Tuesday, February 18, 2025

Book Review: Lying Next to Me


Adam and Sophie Warner and their three-year-old daughter are vacationing in Washington State’s Hood Canal for Memorial Day weekend. It’s the perfect getaway to relax—and to calm an uneasy marriage. But on Adam’s first day out on the water, he sees Sophie abducted by a stranger. A hundred yards from shore, Adam can’t save her. And Sophie disappears.

In a nearby cabin is another couple, Kristen and Connor Moss. Unfortunately, beyond what they’ve heard in the news, they’re in the dark when it comes to Sophie’s disappearance.
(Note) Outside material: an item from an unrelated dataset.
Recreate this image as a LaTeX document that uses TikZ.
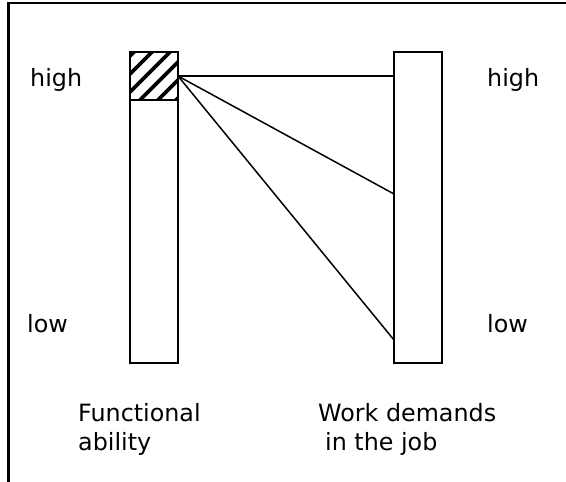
\documentclass[tikz,border=0pt]{standalone}
\usepackage{fontspec}
\setmainfont{DejaVu Sans}
\begin{document}
\begin{tikzpicture}[x=1pt,y=-1pt,
  bar/.style={draw,line width=2pt,minimum width=48pt,minimum height=311pt,inner sep=0pt,outer sep=0pt},
  hatchbox/.style={draw,line width=2pt,minimum width=48pt,minimum height=48pt,inner sep=0pt,outer sep=0pt},
  link/.style={line width=1.5pt},
  lbl/.style={anchor=base west,inner sep=0pt,font=\fontsize{23.8}{30}\selectfont}]
\useasboundingbox (0,0) rectangle (566,482);
\draw[line width=2.7pt] (566,3) -- (8.5,3) -- (8.5,482);
% bars
\node[bar] (fa) at (154,207.5) {};
\node[bar] (wd) at (418,207.5) {};
\begin{scope}
\clip (130,52) rectangle (178,100);
\foreach \k in {-4,...,4} {
  \draw[line width=3.8pt] ({152+\k*18},52) -- ({152+\k*18-48},100);
  \draw[line width=3.8pt] ({152+\k*18+48},4) -- ({152+\k*18},52);
}
\end{scope}
\node[hatchbox] (ha) at (154,76) {};
% connectors
\coordinate (t1) at (wd.west |- ha.east);
\coordinate (t2) at (394,194);
\coordinate (t3) at (394,340);
\draw[link] (ha.east) -- (t1);
\draw[link] (ha.east) -- (t2);
\draw[link] (ha.east) -- (t3);
% labels
\node[lbl] (hl) at (30,86) {high};
\node[lbl] (hr) at (487,86) {high};
\node[lbl] (ll) at (27,332) {low};
\node[lbl] (lr) at (487,332) {low};
\node[lbl] (fn) at (78,421) {Functional};
\node[lbl] (fn2) at (78,450) {ability};
\node[lbl] (wk) at (318,421) {Work demands};
\node[lbl] (wk2) at (325,450) {in the job};
\end{tikzpicture}
\end{document}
For Adam, at least there’s comfort in knowing that Mason County detective Lee Husemann is an old friend of his. She’ll do everything she can to help. She must.
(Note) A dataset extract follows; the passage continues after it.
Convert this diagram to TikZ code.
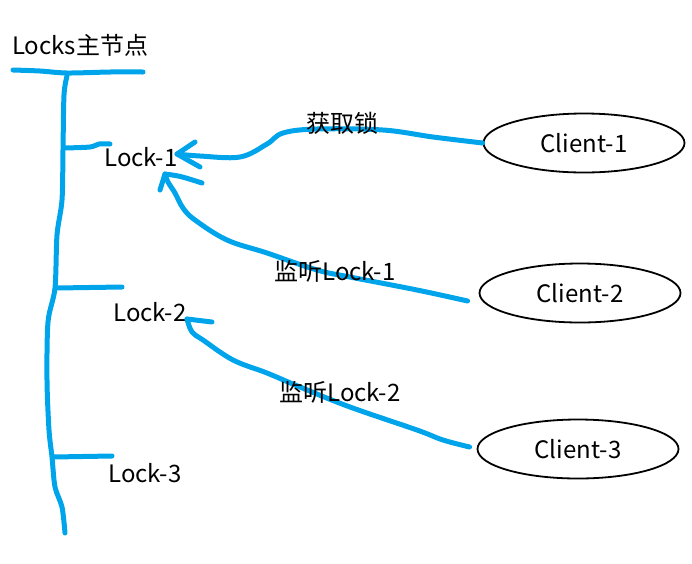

But as Adam’s paranoia about his missing wife escalates, Lee puts together the pieces of a puzzle. The lives of the two couples are converging in unpredictable ways, and the picture is unsettling. Lee suspects that not everyone is telling the truth about what they know—or they have yet to reveal all the lies they’ve hidden from the strangers they married.

Lying Next to Me by Gregg Olsen was published in May 2019 by Pinnacle Books.

This was my pick for our our mystery book discussion at the library for March 2025.

The narration is in first-person present tense but bounces around chapter by chapter across all of the main characters (with each chapter marked with the name of the person whose viewpoint we are switching to). We also get flashback details from some of the characters when important to fill the reader on the back stories. This is often tricky to do, and it takes a skilled author to pull it off correctly. I was pleased that Olsen made each narrator's voice distintive which added variety and character. I never once found myself lost.

Knowing where you are is important given that this tale is a tangled web of lies and deceit. Even when one can make a reasonable guess about something, the characters (many of whom are not overly likeable) also take things down surprising and emotional tangents. Olsen spins a very engaging tale that dots all the i's and crosses all the t's.